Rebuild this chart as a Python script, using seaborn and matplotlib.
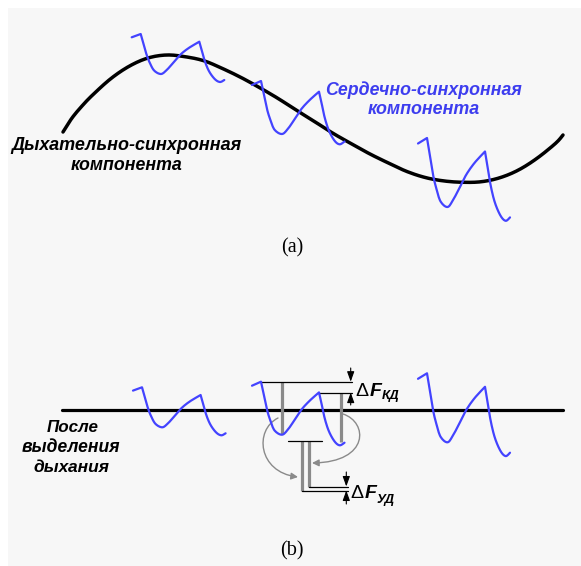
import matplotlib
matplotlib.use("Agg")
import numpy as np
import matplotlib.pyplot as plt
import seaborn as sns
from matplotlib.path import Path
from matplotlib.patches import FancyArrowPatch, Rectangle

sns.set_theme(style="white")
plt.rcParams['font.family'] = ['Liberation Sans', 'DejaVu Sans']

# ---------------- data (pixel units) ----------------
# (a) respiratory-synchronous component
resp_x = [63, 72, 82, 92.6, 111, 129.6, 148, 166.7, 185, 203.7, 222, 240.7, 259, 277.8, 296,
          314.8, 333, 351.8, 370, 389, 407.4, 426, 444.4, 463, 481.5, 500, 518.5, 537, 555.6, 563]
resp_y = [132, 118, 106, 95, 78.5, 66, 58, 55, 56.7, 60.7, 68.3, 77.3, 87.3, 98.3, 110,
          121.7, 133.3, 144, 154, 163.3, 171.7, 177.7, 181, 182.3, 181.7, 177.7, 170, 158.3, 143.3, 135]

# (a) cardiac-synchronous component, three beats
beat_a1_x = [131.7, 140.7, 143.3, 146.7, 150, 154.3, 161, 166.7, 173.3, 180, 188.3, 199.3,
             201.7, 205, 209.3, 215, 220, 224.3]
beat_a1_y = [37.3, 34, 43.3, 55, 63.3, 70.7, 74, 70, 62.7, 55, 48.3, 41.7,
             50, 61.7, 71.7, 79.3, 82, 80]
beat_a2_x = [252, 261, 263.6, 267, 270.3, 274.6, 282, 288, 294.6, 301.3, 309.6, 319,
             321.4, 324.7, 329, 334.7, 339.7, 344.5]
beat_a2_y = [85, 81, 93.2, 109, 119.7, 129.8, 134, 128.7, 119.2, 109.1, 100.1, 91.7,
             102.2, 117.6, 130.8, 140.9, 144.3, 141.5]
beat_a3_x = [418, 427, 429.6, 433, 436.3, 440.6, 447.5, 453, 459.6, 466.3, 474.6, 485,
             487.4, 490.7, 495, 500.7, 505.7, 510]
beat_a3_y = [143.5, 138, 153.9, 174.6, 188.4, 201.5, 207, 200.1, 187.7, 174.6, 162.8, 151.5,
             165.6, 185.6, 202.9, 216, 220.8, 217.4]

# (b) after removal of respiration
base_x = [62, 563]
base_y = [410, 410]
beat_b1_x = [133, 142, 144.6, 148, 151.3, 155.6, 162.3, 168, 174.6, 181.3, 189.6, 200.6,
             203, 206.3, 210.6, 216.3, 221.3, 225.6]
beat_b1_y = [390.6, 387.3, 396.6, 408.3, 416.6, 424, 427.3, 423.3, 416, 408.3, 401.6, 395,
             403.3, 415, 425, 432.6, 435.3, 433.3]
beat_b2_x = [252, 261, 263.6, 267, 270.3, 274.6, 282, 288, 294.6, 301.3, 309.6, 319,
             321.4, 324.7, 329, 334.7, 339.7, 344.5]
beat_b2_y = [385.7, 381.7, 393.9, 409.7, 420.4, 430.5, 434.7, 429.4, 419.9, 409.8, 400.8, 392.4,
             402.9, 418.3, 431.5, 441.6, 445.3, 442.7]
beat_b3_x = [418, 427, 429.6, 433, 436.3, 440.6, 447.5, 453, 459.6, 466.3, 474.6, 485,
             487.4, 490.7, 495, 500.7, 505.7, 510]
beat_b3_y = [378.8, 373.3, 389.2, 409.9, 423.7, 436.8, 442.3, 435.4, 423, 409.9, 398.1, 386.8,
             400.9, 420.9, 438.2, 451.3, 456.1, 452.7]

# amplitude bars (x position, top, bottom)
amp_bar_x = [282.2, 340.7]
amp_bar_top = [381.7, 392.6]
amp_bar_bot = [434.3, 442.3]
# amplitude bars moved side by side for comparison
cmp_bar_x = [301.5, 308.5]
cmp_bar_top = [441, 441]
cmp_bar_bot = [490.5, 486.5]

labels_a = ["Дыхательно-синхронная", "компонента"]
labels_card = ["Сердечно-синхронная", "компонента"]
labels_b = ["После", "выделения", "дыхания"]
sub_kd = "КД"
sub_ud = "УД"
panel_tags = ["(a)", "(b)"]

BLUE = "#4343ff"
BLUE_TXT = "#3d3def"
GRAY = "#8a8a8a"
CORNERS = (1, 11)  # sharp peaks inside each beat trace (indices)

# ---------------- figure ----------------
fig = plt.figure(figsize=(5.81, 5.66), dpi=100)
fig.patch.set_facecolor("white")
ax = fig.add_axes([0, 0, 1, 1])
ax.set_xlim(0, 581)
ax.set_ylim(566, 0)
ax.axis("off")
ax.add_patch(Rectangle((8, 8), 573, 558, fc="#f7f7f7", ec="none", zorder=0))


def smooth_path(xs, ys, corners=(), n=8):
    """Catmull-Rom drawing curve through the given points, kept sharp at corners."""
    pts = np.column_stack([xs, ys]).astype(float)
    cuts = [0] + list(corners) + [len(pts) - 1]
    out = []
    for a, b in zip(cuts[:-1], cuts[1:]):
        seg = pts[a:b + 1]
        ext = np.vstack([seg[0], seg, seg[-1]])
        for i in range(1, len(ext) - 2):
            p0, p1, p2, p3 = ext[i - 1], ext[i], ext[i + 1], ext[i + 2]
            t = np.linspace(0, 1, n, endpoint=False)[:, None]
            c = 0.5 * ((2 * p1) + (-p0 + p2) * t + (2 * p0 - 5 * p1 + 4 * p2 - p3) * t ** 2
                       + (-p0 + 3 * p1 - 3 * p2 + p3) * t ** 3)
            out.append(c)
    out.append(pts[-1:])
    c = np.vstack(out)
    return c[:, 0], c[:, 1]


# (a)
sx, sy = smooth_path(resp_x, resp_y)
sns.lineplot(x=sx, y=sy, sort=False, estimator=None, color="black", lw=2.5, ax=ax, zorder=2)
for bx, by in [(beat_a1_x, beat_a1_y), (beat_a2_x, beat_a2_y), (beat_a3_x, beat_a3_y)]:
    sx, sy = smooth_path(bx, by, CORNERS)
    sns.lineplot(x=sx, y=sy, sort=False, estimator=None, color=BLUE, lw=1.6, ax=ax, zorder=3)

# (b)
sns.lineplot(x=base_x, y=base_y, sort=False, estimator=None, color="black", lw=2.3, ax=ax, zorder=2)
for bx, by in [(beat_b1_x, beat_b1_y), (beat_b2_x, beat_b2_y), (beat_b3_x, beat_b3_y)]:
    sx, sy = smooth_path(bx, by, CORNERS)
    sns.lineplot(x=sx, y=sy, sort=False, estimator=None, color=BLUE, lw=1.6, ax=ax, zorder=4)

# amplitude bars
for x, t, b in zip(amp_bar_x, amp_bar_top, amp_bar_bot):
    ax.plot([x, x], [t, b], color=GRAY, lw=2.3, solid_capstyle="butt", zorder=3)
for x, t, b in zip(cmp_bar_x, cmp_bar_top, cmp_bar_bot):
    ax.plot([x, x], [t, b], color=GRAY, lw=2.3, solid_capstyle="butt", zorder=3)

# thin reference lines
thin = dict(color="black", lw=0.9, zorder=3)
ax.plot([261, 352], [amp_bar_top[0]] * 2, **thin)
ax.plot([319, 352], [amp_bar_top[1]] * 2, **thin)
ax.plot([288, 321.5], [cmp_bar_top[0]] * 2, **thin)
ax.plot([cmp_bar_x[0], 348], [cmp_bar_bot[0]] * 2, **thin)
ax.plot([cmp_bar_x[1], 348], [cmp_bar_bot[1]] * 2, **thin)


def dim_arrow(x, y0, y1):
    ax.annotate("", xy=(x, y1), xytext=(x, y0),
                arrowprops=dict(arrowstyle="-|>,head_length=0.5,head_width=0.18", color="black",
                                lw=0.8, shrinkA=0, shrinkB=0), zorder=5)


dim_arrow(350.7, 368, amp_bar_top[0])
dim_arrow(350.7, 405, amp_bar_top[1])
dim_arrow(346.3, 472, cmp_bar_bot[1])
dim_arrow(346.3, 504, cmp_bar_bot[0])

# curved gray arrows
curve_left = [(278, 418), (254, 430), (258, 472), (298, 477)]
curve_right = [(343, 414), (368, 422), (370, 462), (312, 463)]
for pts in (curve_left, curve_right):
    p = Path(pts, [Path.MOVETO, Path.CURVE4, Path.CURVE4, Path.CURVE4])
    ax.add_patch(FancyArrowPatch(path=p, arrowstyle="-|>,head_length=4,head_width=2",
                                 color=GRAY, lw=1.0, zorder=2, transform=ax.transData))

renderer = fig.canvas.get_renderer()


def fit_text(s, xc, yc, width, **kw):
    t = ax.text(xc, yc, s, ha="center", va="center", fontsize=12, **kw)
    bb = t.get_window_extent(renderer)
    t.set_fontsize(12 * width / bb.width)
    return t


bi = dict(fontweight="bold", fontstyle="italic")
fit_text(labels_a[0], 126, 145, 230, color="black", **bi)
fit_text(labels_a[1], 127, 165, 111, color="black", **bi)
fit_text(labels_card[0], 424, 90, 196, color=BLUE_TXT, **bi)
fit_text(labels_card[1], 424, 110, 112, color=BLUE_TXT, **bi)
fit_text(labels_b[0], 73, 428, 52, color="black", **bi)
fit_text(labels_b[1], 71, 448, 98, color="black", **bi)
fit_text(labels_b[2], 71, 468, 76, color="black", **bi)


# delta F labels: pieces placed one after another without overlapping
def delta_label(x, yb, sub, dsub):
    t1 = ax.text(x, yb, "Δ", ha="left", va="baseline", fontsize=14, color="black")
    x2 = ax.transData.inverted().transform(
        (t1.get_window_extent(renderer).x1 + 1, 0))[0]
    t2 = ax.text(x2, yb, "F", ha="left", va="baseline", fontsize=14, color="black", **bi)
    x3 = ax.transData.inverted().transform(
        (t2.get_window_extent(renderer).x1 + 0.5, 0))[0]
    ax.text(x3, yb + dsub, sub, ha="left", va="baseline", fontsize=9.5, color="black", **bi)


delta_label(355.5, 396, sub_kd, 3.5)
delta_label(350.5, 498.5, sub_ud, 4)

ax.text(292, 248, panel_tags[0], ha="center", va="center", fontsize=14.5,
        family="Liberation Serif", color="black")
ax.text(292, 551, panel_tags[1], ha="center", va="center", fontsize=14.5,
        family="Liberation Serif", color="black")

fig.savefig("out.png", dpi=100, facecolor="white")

◇ ◇ ◇

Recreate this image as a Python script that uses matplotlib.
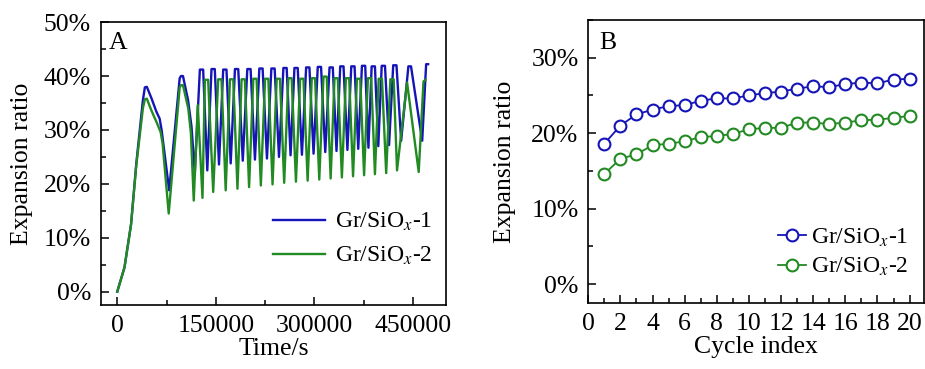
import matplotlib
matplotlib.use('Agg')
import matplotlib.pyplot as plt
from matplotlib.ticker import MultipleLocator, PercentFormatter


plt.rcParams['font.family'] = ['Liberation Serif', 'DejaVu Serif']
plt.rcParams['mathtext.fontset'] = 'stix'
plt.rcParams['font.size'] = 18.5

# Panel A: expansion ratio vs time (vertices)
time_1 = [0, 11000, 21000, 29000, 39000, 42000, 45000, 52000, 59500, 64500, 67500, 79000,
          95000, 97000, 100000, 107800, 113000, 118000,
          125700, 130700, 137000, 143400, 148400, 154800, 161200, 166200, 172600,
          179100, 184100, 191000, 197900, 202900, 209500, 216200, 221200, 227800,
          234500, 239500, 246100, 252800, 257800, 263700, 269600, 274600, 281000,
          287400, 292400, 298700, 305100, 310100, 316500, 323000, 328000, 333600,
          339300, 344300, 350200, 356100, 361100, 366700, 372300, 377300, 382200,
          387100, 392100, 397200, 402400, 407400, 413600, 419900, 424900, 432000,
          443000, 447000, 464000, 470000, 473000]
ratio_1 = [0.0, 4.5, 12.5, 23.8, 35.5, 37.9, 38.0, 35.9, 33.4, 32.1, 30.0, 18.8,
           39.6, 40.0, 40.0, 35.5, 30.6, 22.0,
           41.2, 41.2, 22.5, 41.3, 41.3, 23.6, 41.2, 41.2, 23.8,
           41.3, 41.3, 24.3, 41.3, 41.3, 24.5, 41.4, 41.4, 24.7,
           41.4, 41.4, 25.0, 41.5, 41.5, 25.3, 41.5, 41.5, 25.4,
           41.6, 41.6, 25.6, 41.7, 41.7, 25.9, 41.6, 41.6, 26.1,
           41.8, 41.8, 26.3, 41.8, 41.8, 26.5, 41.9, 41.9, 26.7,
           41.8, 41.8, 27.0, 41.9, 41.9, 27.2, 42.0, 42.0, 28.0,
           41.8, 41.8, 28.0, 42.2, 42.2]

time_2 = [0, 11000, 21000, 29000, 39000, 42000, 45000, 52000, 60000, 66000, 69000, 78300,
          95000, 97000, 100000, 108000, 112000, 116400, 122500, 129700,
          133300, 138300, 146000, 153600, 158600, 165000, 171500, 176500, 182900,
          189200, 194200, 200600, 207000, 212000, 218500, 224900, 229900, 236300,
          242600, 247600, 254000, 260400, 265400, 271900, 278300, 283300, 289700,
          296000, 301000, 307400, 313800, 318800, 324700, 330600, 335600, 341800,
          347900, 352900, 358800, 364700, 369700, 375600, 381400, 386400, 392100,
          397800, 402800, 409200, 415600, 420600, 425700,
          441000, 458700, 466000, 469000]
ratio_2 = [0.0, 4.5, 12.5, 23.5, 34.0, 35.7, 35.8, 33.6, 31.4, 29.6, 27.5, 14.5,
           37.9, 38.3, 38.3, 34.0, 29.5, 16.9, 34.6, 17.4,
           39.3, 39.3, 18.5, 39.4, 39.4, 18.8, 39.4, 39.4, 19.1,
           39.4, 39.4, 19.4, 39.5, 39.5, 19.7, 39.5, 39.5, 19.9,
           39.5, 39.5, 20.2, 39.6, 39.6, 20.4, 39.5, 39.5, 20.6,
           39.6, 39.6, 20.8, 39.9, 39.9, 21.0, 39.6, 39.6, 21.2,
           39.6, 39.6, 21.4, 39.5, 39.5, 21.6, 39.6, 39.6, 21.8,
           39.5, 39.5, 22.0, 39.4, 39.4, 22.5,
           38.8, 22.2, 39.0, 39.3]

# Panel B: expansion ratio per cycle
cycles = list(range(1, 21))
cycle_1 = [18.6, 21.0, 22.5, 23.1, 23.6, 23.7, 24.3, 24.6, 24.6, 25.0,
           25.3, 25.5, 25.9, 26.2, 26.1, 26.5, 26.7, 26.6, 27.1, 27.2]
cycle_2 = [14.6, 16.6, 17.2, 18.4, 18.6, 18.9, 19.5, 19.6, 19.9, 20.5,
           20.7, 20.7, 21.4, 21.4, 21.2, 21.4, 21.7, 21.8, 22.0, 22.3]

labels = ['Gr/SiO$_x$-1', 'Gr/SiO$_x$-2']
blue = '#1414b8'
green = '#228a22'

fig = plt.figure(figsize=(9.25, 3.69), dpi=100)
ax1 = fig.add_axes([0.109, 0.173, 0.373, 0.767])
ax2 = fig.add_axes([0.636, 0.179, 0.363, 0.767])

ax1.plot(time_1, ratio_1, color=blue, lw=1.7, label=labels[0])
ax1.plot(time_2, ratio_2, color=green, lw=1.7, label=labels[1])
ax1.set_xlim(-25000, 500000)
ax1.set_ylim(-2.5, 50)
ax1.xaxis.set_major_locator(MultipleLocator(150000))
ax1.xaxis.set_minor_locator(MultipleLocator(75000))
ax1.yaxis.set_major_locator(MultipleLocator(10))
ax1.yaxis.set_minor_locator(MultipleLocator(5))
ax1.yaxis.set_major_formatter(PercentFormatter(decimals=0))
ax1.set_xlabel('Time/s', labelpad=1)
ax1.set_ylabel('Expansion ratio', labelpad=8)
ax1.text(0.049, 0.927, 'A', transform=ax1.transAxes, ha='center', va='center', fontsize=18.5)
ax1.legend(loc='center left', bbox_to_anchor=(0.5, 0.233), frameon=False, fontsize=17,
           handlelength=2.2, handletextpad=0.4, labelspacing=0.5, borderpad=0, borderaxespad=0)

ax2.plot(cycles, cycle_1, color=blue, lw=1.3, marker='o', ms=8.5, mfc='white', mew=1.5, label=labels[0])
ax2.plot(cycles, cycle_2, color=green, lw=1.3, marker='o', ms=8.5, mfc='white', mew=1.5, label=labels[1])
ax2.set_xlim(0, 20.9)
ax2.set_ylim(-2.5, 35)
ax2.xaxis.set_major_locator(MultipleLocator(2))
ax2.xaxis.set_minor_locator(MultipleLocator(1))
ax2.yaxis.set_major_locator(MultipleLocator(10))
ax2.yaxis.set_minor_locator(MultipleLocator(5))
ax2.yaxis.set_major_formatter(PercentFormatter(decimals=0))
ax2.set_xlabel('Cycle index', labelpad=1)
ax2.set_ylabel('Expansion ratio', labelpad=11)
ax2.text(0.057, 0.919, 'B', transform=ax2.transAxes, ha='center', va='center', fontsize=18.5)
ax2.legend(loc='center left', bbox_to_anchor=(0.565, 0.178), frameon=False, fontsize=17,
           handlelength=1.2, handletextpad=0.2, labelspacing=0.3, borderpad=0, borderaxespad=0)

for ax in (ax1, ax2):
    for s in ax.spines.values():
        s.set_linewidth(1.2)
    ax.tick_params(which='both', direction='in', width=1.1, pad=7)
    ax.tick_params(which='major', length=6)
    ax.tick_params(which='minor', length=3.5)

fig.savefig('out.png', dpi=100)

◇ ◇ ◇

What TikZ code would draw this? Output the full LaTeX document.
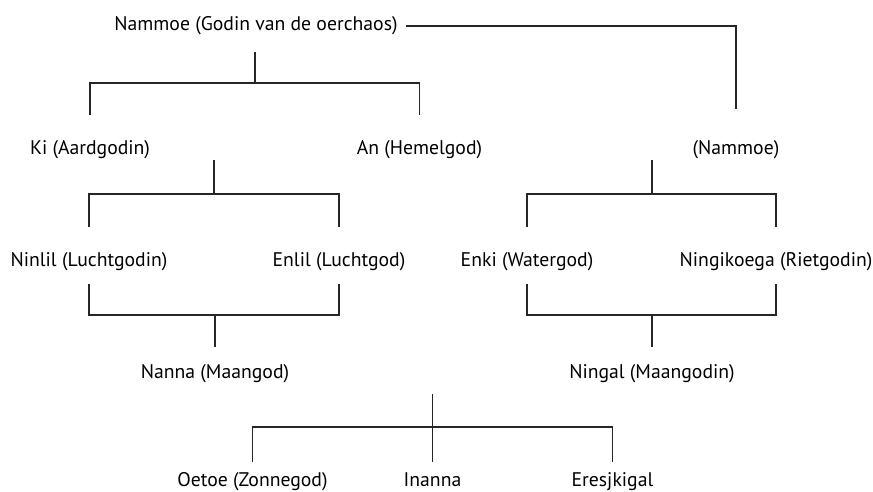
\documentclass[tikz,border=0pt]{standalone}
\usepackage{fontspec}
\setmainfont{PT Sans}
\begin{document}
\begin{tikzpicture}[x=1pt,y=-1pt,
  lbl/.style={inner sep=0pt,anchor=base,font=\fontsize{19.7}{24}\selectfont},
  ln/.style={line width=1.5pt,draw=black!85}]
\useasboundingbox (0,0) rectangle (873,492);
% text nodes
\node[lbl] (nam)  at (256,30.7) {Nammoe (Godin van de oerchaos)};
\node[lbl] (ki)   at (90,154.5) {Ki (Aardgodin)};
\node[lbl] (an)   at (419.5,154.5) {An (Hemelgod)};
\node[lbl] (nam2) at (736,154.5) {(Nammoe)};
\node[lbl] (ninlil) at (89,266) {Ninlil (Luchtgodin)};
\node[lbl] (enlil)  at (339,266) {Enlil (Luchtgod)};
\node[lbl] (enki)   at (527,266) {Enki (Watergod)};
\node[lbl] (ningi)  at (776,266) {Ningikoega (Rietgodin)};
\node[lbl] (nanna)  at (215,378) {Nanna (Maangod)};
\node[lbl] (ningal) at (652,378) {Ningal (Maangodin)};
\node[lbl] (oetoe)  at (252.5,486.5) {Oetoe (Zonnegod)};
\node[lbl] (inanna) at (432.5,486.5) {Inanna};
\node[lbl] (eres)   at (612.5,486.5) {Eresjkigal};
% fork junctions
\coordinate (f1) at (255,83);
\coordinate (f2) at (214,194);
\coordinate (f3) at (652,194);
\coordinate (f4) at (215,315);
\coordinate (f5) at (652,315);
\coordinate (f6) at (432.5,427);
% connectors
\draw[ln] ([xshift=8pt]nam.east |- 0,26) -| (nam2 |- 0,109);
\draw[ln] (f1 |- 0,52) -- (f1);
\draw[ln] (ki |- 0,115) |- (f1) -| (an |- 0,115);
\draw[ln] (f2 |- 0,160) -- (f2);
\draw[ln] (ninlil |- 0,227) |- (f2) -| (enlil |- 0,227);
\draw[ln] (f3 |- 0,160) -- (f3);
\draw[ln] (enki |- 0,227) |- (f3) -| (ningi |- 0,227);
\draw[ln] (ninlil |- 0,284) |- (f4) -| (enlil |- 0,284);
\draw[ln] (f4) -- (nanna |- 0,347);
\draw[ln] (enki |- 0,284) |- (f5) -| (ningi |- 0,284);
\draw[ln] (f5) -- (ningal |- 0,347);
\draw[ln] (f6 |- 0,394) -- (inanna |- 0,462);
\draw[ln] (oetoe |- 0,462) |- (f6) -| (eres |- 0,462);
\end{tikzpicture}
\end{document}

◇ ◇ ◇

### TASK INSTRUCTIONS
Nothing but the lines above, starting at the line that contains "Rebuild this chart" and ending at the line that contains "from matplotlib.patches import", should be given again, exactly and without the pictures.

### SOLUTION TO THE PROBLEM
Rebuild this chart as a Python script, using seaborn and matplotlib.
import matplotlib
matplotlib.use("Agg")
import numpy as np
import matplotlib.pyplot as plt
import seaborn as sns
from matplotlib.path import Path
from matplotlib.patches import FancyArrowPatch, Rectangle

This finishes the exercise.